(REQUIRED TASK): Retype word for word the first line of the listing and each line after it up to the line with "const energyCoarse: number[]", with the pictures taken out.

(COLLECTED DATA):
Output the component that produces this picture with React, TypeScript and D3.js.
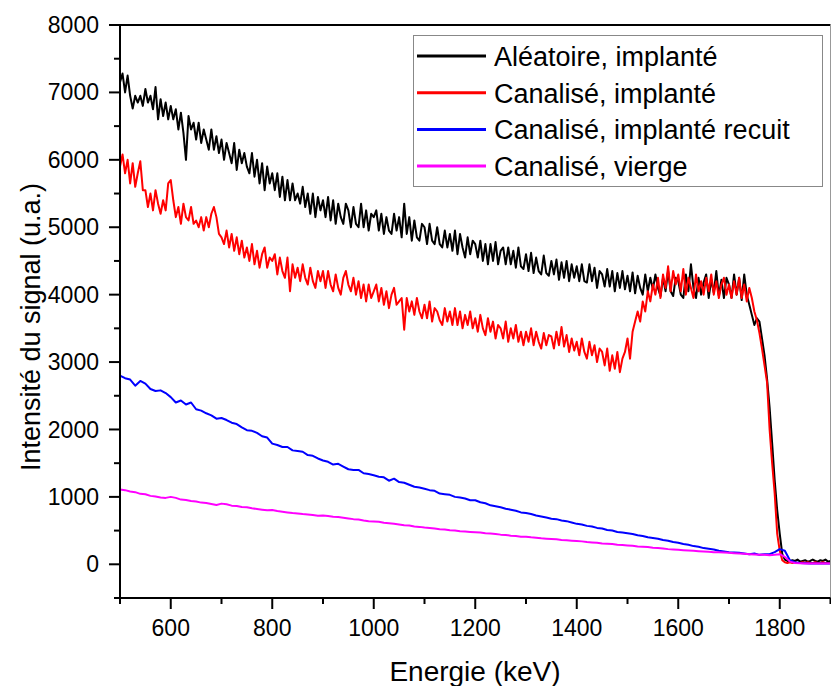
import React from "react";
import * as d3 from "d3";

// Energy grids (keV)
const energyFine: number[] = d3.range(500, 1901, 5);
const energyCoarse: number[] = d3.range(500, 1901, 10);

const aleatoireImplante: number[] = [
  7150, 7280, 7000, 7250, 6950, 6760, 6950, 6850, 6950, 6800,
  7050, 6850, 6950, 6750, 7080, 6600, 6900, 6650, 6850, 6600,
  6800, 6600, 6750, 6450, 6700, 6400, 6000, 6650, 6450, 6550,
  6300, 6550, 6250, 6450, 6300, 6150, 6450, 6150, 6350, 6100,
  6300, 6000, 6250, 6100, 5950, 6250, 5850, 6150, 5950, 6100,
  5900, 5800, 6100, 5750, 6000, 5650, 5950, 5550, 5900, 5650,
  5800, 5550, 5800, 5450, 5750, 5400, 5700, 5400, 5650, 5400,
  5500, 5350, 5600, 5300, 5500, 5200, 5500, 5150, 5450, 5250,
  5400, 5150, 5450, 5100, 5400, 5050, 5350, 5150, 5050, 5350,
  5250, 5000, 5300, 5050, 5000, 5350, 5000, 5250, 4950, 5200,
  5150, 5250, 4950, 5200, 4900, 5150, 4950, 4900, 5200, 4950,
  5150, 4850, 5350, 4900, 5150, 4800, 5100, 4850, 4800, 5050,
  5000, 4750, 5050, 4800, 4750, 5000, 4750, 4700, 4950, 4700,
  4900, 4650, 4950, 4600, 4900, 4700, 4550, 4850, 4600, 4800,
  4750, 4550, 4800, 4500, 4750, 4450, 4750, 4500, 4780, 4450,
  4650, 4700, 4450, 4700, 4450, 4650, 4400, 4700, 4420, 4380,
  4600, 4350, 4620, 4320, 4550, 4350, 4300, 4580, 4320, 4280,
  4500, 4300, 4520, 4220, 4480, 4250, 4500, 4200, 4450, 4250,
  4420, 4200, 4450, 4200, 4180, 4450, 4200, 4400, 4100, 4350,
  4300, 4120, 4380, 4120, 4350, 4050, 4320, 4100, 4350, 4080,
  4280, 4050, 4330, 4020, 4280, 4100, 4000, 4300, 4050, 4250,
  4080, 4300, 4100, 3980, 4250, 4050, 4350, 4050, 3980, 4250,
  4200, 4000, 3950, 4300, 4050, 4450, 4100, 3950, 4250, 4000,
  4180, 4300, 3950, 4220, 4030, 4350, 3980, 4220, 3950, 4250,
  4150, 3950, 4300, 4000, 4250, 3920, 4300, 4000, 3850, 3700,
  3550, 3650, 3600, 3350, 3100, 2750, 2330, 1800, 1250, 800,
  450, 150, 70, 50, 40, 60, 50, 70, 40, 50,
  60, 40, 50, 70, 50, 40, 60, 50, 70, 40,
  50,
];

const canaliseImplante: number[] = [
  5900, 6080, 5800, 6000, 5650, 5950, 5600, 5800, 5980, 5550,
  5550, 5300, 5500, 5250, 5550, 5350, 5200, 5400, 5250, 5650,
  5700, 5400, 5150, 5300, 5050, 5350, 5150, 5100, 5300, 5050,
  5100, 5000, 5150, 4950, 5150, 5000, 5200, 5300, 5150, 4900,
  4850, 4750, 4950, 4700, 4900, 4650, 4850, 4600, 4800, 4550,
  4700, 4500, 4750, 4450, 4650, 4400, 4600, 4700, 4400, 4550,
  4500, 4600, 4300, 4550, 4350, 4250, 4550, 4050, 4450, 4250,
  4400, 4200, 4450, 4250, 4150, 4400, 4200, 4100, 4350, 4200,
  4350, 4100, 4350, 4150, 4050, 4300, 4100, 4000, 4250, 4350,
  4150, 4050, 4250, 4000, 4200, 3950, 4150, 3900, 4150, 3950,
  4050, 4150, 3900, 4100, 3850, 4050, 3800, 4000, 4100, 3850,
  3900, 3950, 3480, 3950, 3750, 3900, 3700, 3950, 3750, 3650,
  3850, 3650, 3900, 3600, 3800, 3750, 3620, 3550, 3800, 3600,
  3750, 3550, 3800, 3550, 3750, 3500, 3700, 3550, 3750, 3500,
  3650, 3450, 3700, 3500, 3400, 3650, 3450, 3600, 3350, 3550,
  3500, 3350, 3600, 3300, 3500, 3350, 3550, 3300, 3450, 3250,
  3450, 3300, 3500, 3250, 3450, 3300, 3200, 3430, 3250, 3400,
  3380, 3200, 3450, 3250, 3520, 3230, 3400, 3150, 3350, 3170,
  3300, 3100, 3350, 3150, 3050, 3300, 3100, 3250, 3000, 3200,
  3150, 2950, 3200, 2870, 3100, 2900, 3150, 2850, 3050, 3150,
  3350, 3050, 3450, 3600, 3750, 3600, 3900, 3750, 4050, 3900,
  4150, 4000, 4250, 3950, 4300, 4100, 4420, 4050, 4350, 4150,
  4300, 4050, 4380, 4000, 4250, 4100, 3950, 4300, 4050, 4200,
  4000, 4250, 4050, 4300, 4000, 4200, 3950, 4150, 4250, 4000,
  4150, 3950, 4200, 4000, 4250, 3950, 4150, 3900, 4100, 3950,
  3750, 3620, 3430, 3200, 2950, 2700, 2000, 1500, 1050, 450,
  200, 60, 30, 20, 30, 20, 30, 20, 20, 30,
  20, 30, 20, 20, 30, 20, 20, 30, 20, 20,
  20,
];

const canaliseRecuit: number[] = [
  2800, 2760, 2740, 2650, 2720, 2680, 2600, 2570, 2580, 2540,
  2480, 2400, 2430, 2370, 2400, 2300, 2280, 2240, 2210, 2160,
  2170, 2140, 2100, 2080, 2030, 1990, 1980, 1950, 1900, 1880,
  1790, 1770, 1740, 1740, 1690, 1680, 1670, 1620, 1610, 1570,
  1540, 1520, 1480, 1490, 1450, 1410, 1400, 1400, 1350, 1340,
  1320, 1300, 1290, 1240, 1270, 1220, 1210, 1180, 1150, 1140,
  1120, 1100, 1090, 1050, 1040, 1030, 1000, 990, 975, 950,
  950, 920, 905, 875, 860, 845, 825, 810, 795, 770,
  760, 745, 725, 710, 695, 675, 670, 650, 640, 620,
  600, 590, 570, 560, 540, 530, 510, 500, 480, 470,
  460, 450, 430, 420, 400, 390, 380, 360, 350, 330,
  320, 300, 290, 270, 260, 240, 230, 220, 200, 190,
  180, 175, 170, 160, 150, 160, 140, 150, 150, 180,
  225, 200, 60, 30, 20, 15, 10, 10, 10, 10,
  10,
];

const canaliseVierge: number[] = [
  1110, 1100, 1080, 1070, 1045, 1040, 1015, 1005, 990, 985,
  1000, 985, 960, 955, 940, 930, 915, 910, 895, 880,
  900, 890, 870, 865, 850, 845, 830, 820, 810, 800,
  805, 790, 780, 770, 760, 755, 745, 740, 730, 720,
  725, 715, 705, 700, 690, 680, 670, 665, 650, 640,
  635, 630, 615, 610, 600, 590, 580, 575, 560, 555,
  545, 540, 530, 520, 515, 505, 500, 490, 485, 480,
  475, 470, 460, 455, 450, 440, 435, 425, 420, 410,
  410, 400, 395, 385, 380, 375, 370, 360, 355, 350,
  345, 340, 330, 325, 320, 310, 305, 300, 290, 285,
  280, 275, 265, 260, 255, 245, 240, 235, 225, 220,
  215, 210, 205, 200, 195, 190, 185, 180, 178, 175,
  170, 165, 160, 155, 150, 145, 140, 140, 135, 140,
  150, 110, 40, 20, 15, 10, 10, 10, 10, 10,
  10,
];

const seriesNames = [
  "Aléatoire, implanté",
  "Canalisé, implanté",
  "Canalisé, implanté recuit",
  "Canalisé, vierge",
];
const seriesColors = ["#000000", "#ff0000", "#0000ff", "#ff00ff"];

const xMajorTicks = [600, 800, 1000, 1200, 1400, 1600, 1800];
const xMinorTicks = [500, 700, 900, 1100, 1300, 1500, 1700, 1900];
const yMajorTicks = [0, 1000, 2000, 3000, 4000, 5000, 6000, 7000, 8000];
const yMinorTicks = [-500, 500, 1500, 2500, 3500, 4500, 5500, 6500, 7500];

const xTitle = "Energie (keV)";
const yTitle = "Intensité du signal (u.a.)";

export default function App() {
  const W = 831;
  const H = 686;
  const left = 120;
  const right = 830.5;
  const top = 25;
  const bottom = 598;

  const x = d3.scaleLinear().domain([500, 1900]).range([left, right]);
  const y = d3.scaleLinear().domain([-500, 8000]).range([bottom, top]);

  const series = [
    { xs: energyFine, ys: aleatoireImplante },
    { xs: energyFine, ys: canaliseImplante },
    { xs: energyCoarse, ys: canaliseRecuit },
    { xs: energyCoarse, ys: canaliseVierge },
  ];

  const line = d3
    .line<[number, number]>()
    .x((d) => x(d[0]))
    .y((d) => y(d[1]));

  const font = "Arial, 'Liberation Sans', sans-serif";

  return (
    <svg
      width={W}
      height={H}
      style={{ position: "absolute", left: 0, top: 0, background: "#fff" }}
      fontFamily={font}
    >
      <defs>
        <clipPath id="plotclip">
          <rect x={left} y={top} width={right - left} height={bottom - top} />
        </clipPath>
      </defs>

      <g clipPath="url(#plotclip)">
        {series.map((s, i) => (
          <path
            key={i}
            d={line(s.xs.map((e, j) => [e, s.ys[j]] as [number, number])) || ""}
            fill="none"
            stroke={seriesColors[i]}
            strokeWidth={2}
            strokeLinejoin="round"
          />
        ))}
      </g>

      {/* frame */}
      <line x1={left} x2={right} y1={top} y2={top} stroke="#000" strokeWidth={2} />
      <line x1={right} x2={right} y1={top} y2={bottom} stroke="#999" strokeWidth={1} />
      <line x1={left} x2={left} y1={top - 1} y2={bottom + 1} stroke="#000" strokeWidth={2} />
      <line x1={left - 1} x2={right} y1={bottom} y2={bottom} stroke="#000" strokeWidth={2} />

      {/* y ticks */}
      {yMajorTicks.map((t) => (
        <g key={"ym" + t}>
          <line x1={left - 11} x2={left} y1={y(t)} y2={y(t)} stroke="#000" strokeWidth={2} />
          <text
            x={left - 21}
            y={y(t)}
            dy="0.35em"
            textAnchor="end"
            fontSize={23}
            fill="#000"
          >
            {t}
          </text>
        </g>
      ))}
      {yMinorTicks.map((t) => (
        <line key={"yn" + t} x1={left - 6} x2={left} y1={y(t)} y2={y(t)} stroke="#000" strokeWidth={2} />
      ))}

      {/* x ticks */}
      {xMajorTicks.map((t) => (
        <g key={"xm" + t}>
          <line x1={x(t)} x2={x(t)} y1={bottom} y2={bottom + 11} stroke="#000" strokeWidth={2} />
          <text x={x(t)} y={636} textAnchor="middle" fontSize={23} fill="#000">
            {t}
          </text>
        </g>
      ))}
      {xMinorTicks.map((t) => (
        <line key={"xn" + t} x1={x(t)} x2={x(t)} y1={bottom} y2={bottom + 6} stroke="#000" strokeWidth={2} />
      ))}

      {/* axis titles */}
      <text x={475} y={681} textAnchor="middle" fontSize={28} fill="#000">
        {xTitle}
      </text>
      <text
        transform={`translate(40, ${327}) rotate(-90)`}
        textAnchor="middle"
        fontSize={27}
        fill="#000"
      >
        {yTitle}
      </text>

      {/* legend */}
      <rect x={413.5} y={35.5} width={409} height={151} fill="#fff" stroke="#888" strokeWidth={1} />
      {seriesNames.map((n, i) => (
        <g key={n}>
          <line
            x1={417}
            x2={486}
            y1={56 + i * 36.7}
            y2={56 + i * 36.7}
            stroke={seriesColors[i]}
            strokeWidth={3}
          />
          <text x={494} y={66 + i * 36.7} fontSize={27} fill="#000">
            {n}
          </text>
        </g>
      ))}
    </svg>
  );
}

(RESPONSE FOR THIS EXERCISE):
Output the component that produces this picture with React, TypeScript and D3.js.
import React from "react";
import * as d3 from "d3";

// Energy grids (keV)
const energyFine: number[] = d3.range(500, 1901, 5);
const energyCoarse: number[] = d3.range(500, 1901, 10);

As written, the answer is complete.